WHAT IS NEEDED
From the listing that follows, output everything exactly except the pictures.

SUPPLIED DATA
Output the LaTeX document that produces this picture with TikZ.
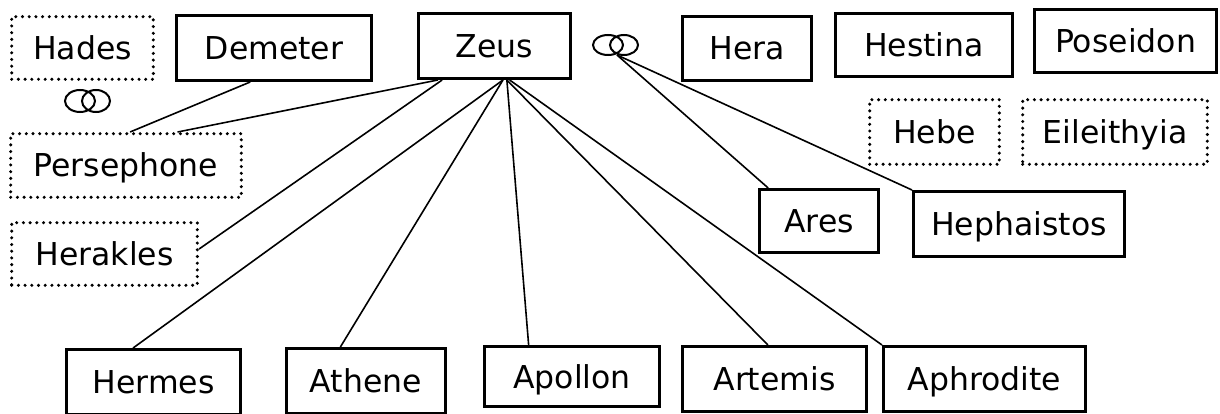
\documentclass[tikz,border=0pt]{standalone}
\usepackage{fontspec}
\setmainfont{DejaVu Sans}
\usetikzlibrary{positioning}

\tikzset{
  god/.style={draw, line width=3.3pt, inner sep=0pt, text height=23pt, text depth=0pt,
    font=\fontsize{31.5}{38}\selectfont},
  mortal/.style={god, line width=3.4pt, dash pattern=on 0pt off 6.7pt, line cap=round},
  boxsize/.style 2 args={minimum width=#1pt, minimum height=#2pt},
  link/.style={line width=1.6pt},
  ring/.style={line width=2pt}
}

\begin{document}
\begin{tikzpicture}[x=1pt, y=-1pt]
        \useasboundingbox (0,0) rectangle (1220,414);

        % Top row
        \node[mortal, boxsize={141.6}{62.6}] (hades) at (82.5,48) {Hades};
        \node[god, boxsize={194.7}{64.7}] (demeter) at (274,48) {Demeter};
        \node[god, boxsize={151.7}{64.7}] (zeus) at (494.5,46) {Zeus};
        \node[god, boxsize={128.7}{63.7}] (hera) at (747,48.5) {Hera};
        \node[god, boxsize={176.7}{62.7}] (hestina) at (924,45) {Hestina};
        \node[god, boxsize={181.7}{62.7}] (poseidon) at (1125.5,41) {Poseidon};

        % Wedding rings
        \draw[ring] (80,101) ellipse (15 and 11) (96,101) ellipse (14 and 11);
        \draw[ring] (608,45) ellipse (15 and 10) (624,45) ellipse (14 and 10);
        \coordinate (vow) at (617,55);

        % Left side
        \node[mortal, boxsize={230.6}{63.6}] (persephone) at (126,165.5) {Persephone};
        \node[mortal, boxsize={185.6}{62.6}] (herakles) at (104.5,254) {Herakles};

        % Right side
        \node[mortal, boxsize={129.6}{64.6}] (hebe) at (934.5,132) {Hebe};
        \node[mortal, boxsize={184.6}{64.6}] (eileithyia) at (1115,132) {Eileithyia};
        \node[god, boxsize={118.7}{62.7}] (ares) at (819,221) {Ares};
        \node[god, boxsize={210.7}{64.7}] (hephaistos) at (1019,224) {Hephaistos};

        % Bottom row
        \node[god, boxsize={173.7}{64.7}] (hermes) at (153.5,382) {Hermes};
        \node[god, boxsize={158.7}{64.7}] (athene) at (366,381) {Athene};
        \node[god, boxsize={174.7}{59.7}] (apollon) at (572,376.5) {Apollon};
        \node[god, boxsize={183.7}{64.7}] (artemis) at (774.5,379) {Artemis};
        \node[god, boxsize={201.7}{64.7}] (aphrodite) at (984.5,379) {Aphrodite};

        % Lines
        \draw[link] (demeter.235) -- (persephone.83);
        \draw[link] (zeus.211) -- (persephone.33);
        \draw[link] (zeus.213) -- (herakles.3);
        \foreach \child/\from/\to in {hermes/284/121, athene/284/127, apollon/290/144, artemis/290/101}
            \draw[link] (zeus.\from) -- (\child.\to);
        \draw[link] (zeus.294) -- (aphrodite.north west);
        \draw[link] (vow) -- (ares.147);
        \draw[link] (vow) -- (hephaistos.north west);
    \end{tikzpicture}
\end{document}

CORRECT OUTPUT
Output the LaTeX document that produces this picture with TikZ.
\documentclass[tikz,border=0pt]{standalone}
\usepackage{fontspec}
\setmainfont{DejaVu Sans}
\usetikzlibrary{positioning}

\tikzset{
  god/.style={draw, line width=3.3pt, inner sep=0pt, text height=23pt, text depth=0pt,
    font=\fontsize{31.5}{38}\selectfont},
  mortal/.style={god, line width=3.4pt, dash pattern=on 0pt off 6.7pt, line cap=round},
  boxsize/.style 2 args={minimum width=#1pt, minimum height=#2pt},
  link/.style={line width=1.6pt},
  ring/.style={line width=2pt}
}

\begin{document}
\begin{tikzpicture}[x=1pt, y=-1pt]
        \useasboundingbox (0,0) rectangle (1220,414);

        % Top row
        \node[mortal, boxsize={141.6}{62.6}] (hades) at (82.5,48) {Hades};
        \node[god, boxsize={194.7}{64.7}] (demeter) at (274,48) {Demeter};
        \node[god, boxsize={151.7}{64.7}] (zeus) at (494.5,46) {Zeus};
        \node[god, boxsize={128.7}{63.7}] (hera) at (747,48.5) {Hera};
        \node[god, boxsize={176.7}{62.7}] (hestina) at (924,45) {Hestina};
        \node[god, boxsize={181.7}{62.7}] (poseidon) at (1125.5,41) {Poseidon};

        % Wedding rings
        \draw[ring] (80,101) ellipse (15 and 11) (96,101) ellipse (14 and 11);
        \draw[ring] (608,45) ellipse (15 and 10) (624,45) ellipse (14 and 10);
        \coordinate (vow) at (617,55);

        % Left side
        \node[mortal, boxsize={230.6}{63.6}] (persephone) at (126,165.5) {Persephone};
        \node[mortal, boxsize={185.6}{62.6}] (herakles) at (104.5,254) {Herakles};

        % Right side
        \node[mortal, boxsize={129.6}{64.6}] (hebe) at (934.5,132) {Hebe};
        \node[mortal, boxsize={184.6}{64.6}] (eileithyia) at (1115,132) {Eileithyia};
        \node[god, boxsize={118.7}{62.7}] (ares) at (819,221) {Ares};
        \node[god, boxsize={210.7}{64.7}] (hephaistos) at (1019,224) {Hephaistos};

        % Bottom row
        \node[god, boxsize={173.7}{64.7}] (hermes) at (153.5,382) {Hermes};
        \node[god, boxsize={158.7}{64.7}] (athene) at (366,381) {Athene};
        \node[god, boxsize={174.7}{59.7}] (apollon) at (572,376.5) {Apollon};
        \node[god, boxsize={183.7}{64.7}] (artemis) at (774.5,379) {Artemis};
        \node[god, boxsize={201.7}{64.7}] (aphrodite) at (984.5,379) {Aphrodite};

        % Lines
        \draw[link] (demeter.235) -- (persephone.83);
        \draw[link] (zeus.211) -- (persephone.33);
        \draw[link] (zeus.213) -- (herakles.3);
        \foreach \child/\from/\to in {hermes/284/121, athene/284/127, apollon/290/144, artemis/290/101}
            \draw[link] (zeus.\from) -- (\child.\to);
        \draw[link] (zeus.294) -- (aphrodite.north west);
        \draw[link] (vow) -- (ares.147);
        \draw[link] (vow) -- (hephaistos.north west);
    \end{tikzpicture}
\end{document}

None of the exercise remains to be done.